Which bird is shown in the picture?
The great tit ('Parus major') is a passerine bird in the tit family 'Paridae'. It is a widespread and common species throughout Europe, the Middle East, Central Asia and east across the Palearctic to the Amur River, south to parts of North Africa where it is generally resident in any sort of woodland; most great tits do not migrate except in extremely harsh winters. Until 2005 this species was lumped with numerous other subspecies. DNA studies have shown these other subspecies to be distinct from the great tit and these have now been separated as two distinct species, the cinereous tit of southern Asia, and the Japanese tit of East Asia. The great tit remains the most widespread species in the genus 'Parus'.
The great tit is large for a tit at 12.5 to 14.0 cm (4.9–5.5 in) in length, and has a distinctive appearance that makes it easy to recognise. The nominate race has a bluish-black crown, black neck, throat, bib and head, and white cheeks and ear coverts. The breast is bright lemon-yellow and there is a broad black mid-line stripe running from the bib to vent.
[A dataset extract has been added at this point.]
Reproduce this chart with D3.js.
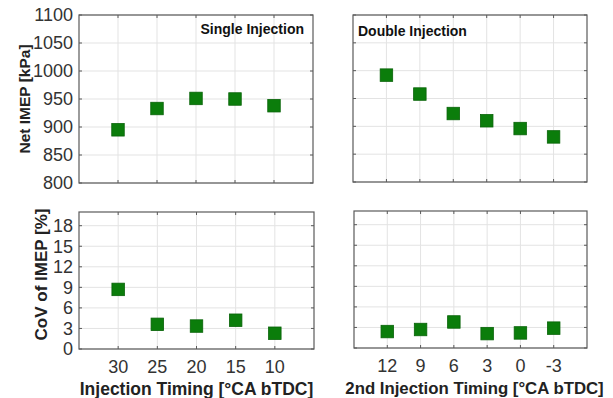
<!DOCTYPE html>
<html>
<head>
<meta charset="utf-8">
<script src="https://cdn.jsdelivr.net/npm/d3@7"></script>
<style>
  body { margin: 0; background: #fff; }
  text { font-family: "Liberation Sans", Arial, sans-serif; }
</style>
</head>
<body>
<div class="chart"></div>
<script>
// data
var singleTiming = [30, 25, 20, 15, 10];
var singleImep = [895, 933, 951, 950, 938];
var singleCov = [8.7, 3.6, 3.35, 4.2, 2.3];

var doubleTiming = [12, 9, 6, 3, 0, -3];
var doubleImep = [992, 958, 923, 910, 896, 881];
var doubleCov = [2.4, 2.7, 3.8, 2.1, 2.2, 2.9];

var imepTicks = [800, 850, 900, 950, 1000, 1050, 1100];
var covTicks = [0, 3, 6, 9, 12, 15, 18];

var svg = d3.select(".chart")
  .append("svg")
  .attr("width", 613)
  .attr("height", 398);

var green = "#0b7d0b";
var gridColor = "#e3e3e3";
var boxColor = "#5a5a5a";
var tickColor = "#333";

// one panel of the 2x2 grid
function panel(box, xDomain, xTicks, yDomain, yTicks, xs, ys, opts) {
  var w = box.right - box.left, h = box.bottom - box.top;
  var g = svg.append("g").attr("transform", `translate(${box.left}, ${box.top})`);

  var x = d3.scaleLinear().domain(xDomain).range([0, w]);
  var y = d3.scaleLinear().domain(yDomain).range([h, 0]);

  // grid
  g.selectAll(".vgrid").data(xTicks).enter().append("line")
    .attr("x1", d => x(d)).attr("x2", d => x(d))
    .attr("y1", 0).attr("y2", h)
    .attr("stroke", gridColor).attr("stroke-width", 1);
  g.selectAll(".hgrid").data(yTicks).enter().append("line")
    .attr("x1", 0).attr("x2", w)
    .attr("y1", d => y(d)).attr("y2", d => y(d))
    .attr("stroke", gridColor).attr("stroke-width", 1);

  // inward ticks on all four sides
  var tl = 3;
  [[0, tl], [h, h - tl]].forEach(function(p) {
    g.selectAll(null).data(xTicks).enter().append("line")
      .attr("x1", d => x(d)).attr("x2", d => x(d))
      .attr("y1", p[0]).attr("y2", p[1])
      .attr("stroke", boxColor);
  });
  [[0, tl], [w, w - tl]].forEach(function(p) {
    g.selectAll(null).data(yTicks).enter().append("line")
      .attr("y1", d => y(d)).attr("y2", d => y(d))
      .attr("x1", p[0]).attr("x2", p[1])
      .attr("stroke", boxColor);
  });

  g.append("rect")
    .attr("width", w).attr("height", h)
    .attr("fill", "none").attr("stroke", boxColor).attr("stroke-width", 1.2);

  if (opts.yLabels) {
    g.selectAll(".ylab").data(yTicks).enter().append("text")
      .attr("x", -6).attr("y", d => y(d))
      .attr("dy", "0.36em")
      .attr("text-anchor", "end")
      .attr("font-size", "18px")
      .attr("fill", tickColor)
      .text(d => d);
  }
  if (opts.xLabels) {
    g.selectAll(".xlab").data(xTicks).enter().append("text")
      .attr("x", d => x(d)).attr("y", h + 24)
      .attr("text-anchor", "middle")
      .attr("font-size", "18px")
      .attr("fill", tickColor)
      .text(d => d);
  }

  // square markers
  var s = 12.5;
  g.selectAll(".pt").data(xs).enter().append("rect")
    .attr("x", (d, i) => x(d) - s / 2)
    .attr("y", (d, i) => y(ys[i]) - s / 2)
    .attr("width", s).attr("height", s)
    .attr("fill", green)
    .attr("stroke", "#086308").attr("stroke-width", 0.8);

  if (opts.title) {
    g.append("text")
      .attr("x", opts.title.anchor === "end" ? w - 9 : 5)
      .attr("y", opts.title.y)
      .attr("text-anchor", opts.title.anchor)
      .attr("font-size", "14px")
      .attr("font-weight", "bold")
      .attr("fill", "#111")
      .text(opts.title.text);
  }
  if (opts.xTitle) {
    g.append("text")
      .attr("x", w / 2 + opts.xTitle.dx).attr("y", h + 46)
      .attr("text-anchor", "middle")
      .attr("font-size", opts.xTitle.size)
      .attr("font-weight", "bold")
      .attr("fill", "#222")
      .text(opts.xTitle.text);
  }
  if (opts.yTitle) {
    g.append("text")
      .attr("transform", `translate(${opts.yTitle.x}, ${h / 2 + opts.yTitle.dy}) rotate(-90)`)
      .attr("text-anchor", "middle")
      .attr("font-size", opts.yTitle.size)
      .attr("font-weight", "bold")
      .attr("fill", "#222")
      .text(opts.yTitle.text);
  }
}

panel({left: 79, right: 313, top: 15, bottom: 183}, [35, 5], singleTiming,
  [800, 1100], imepTicks, singleTiming, singleImep,
  {yLabels: true, title: {text: "Single Injection", anchor: "end", y: 19},
   yTitle: {text: "Net IMEP [kPa]", x: -49, dy: 0, size: "15.5px"}});

panel({left: 353, right: 587, top: 15, bottom: 182}, [15, -6], doubleTiming,
  [800, 1100], imepTicks, doubleTiming, doubleImep,
  {title: {text: "Double Injection", anchor: "start", y: 21}});

panel({left: 79, right: 314, top: 212, bottom: 349}, [35, 5], singleTiming,
  [0, 20], covTicks, singleTiming, singleCov,
  {yLabels: true, xLabels: true,
   xTitle: {text: "Injection Timing [°CA bTDC]", dx: 0, size: "17.5px"},
   yTitle: {text: "CoV of IMEP [%]", x: -32, dy: -6, size: "17px"}});

panel({left: 354, right: 587, top: 211, bottom: 348}, [15, -6], doubleTiming,
  [0, 20], covTicks, doubleTiming, doubleCov,
  {xLabels: true,
   xTitle: {text: "2nd Injection Timing [°CA bTDC]", dx: 4, size: "16.8px"}});
</script>
</body>
</html>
The wing-coverts are green, and the rest of the wing is bluish-grey with a white wing-bar. The tail is bluish grey with white outer tips. The plumage of the female is similar to that of the male except that the colours are overall duller. Young birds are like the female, except that they have dull olive-brown napes and necks, greyish rumps, and greyer tails, with less defined white tips.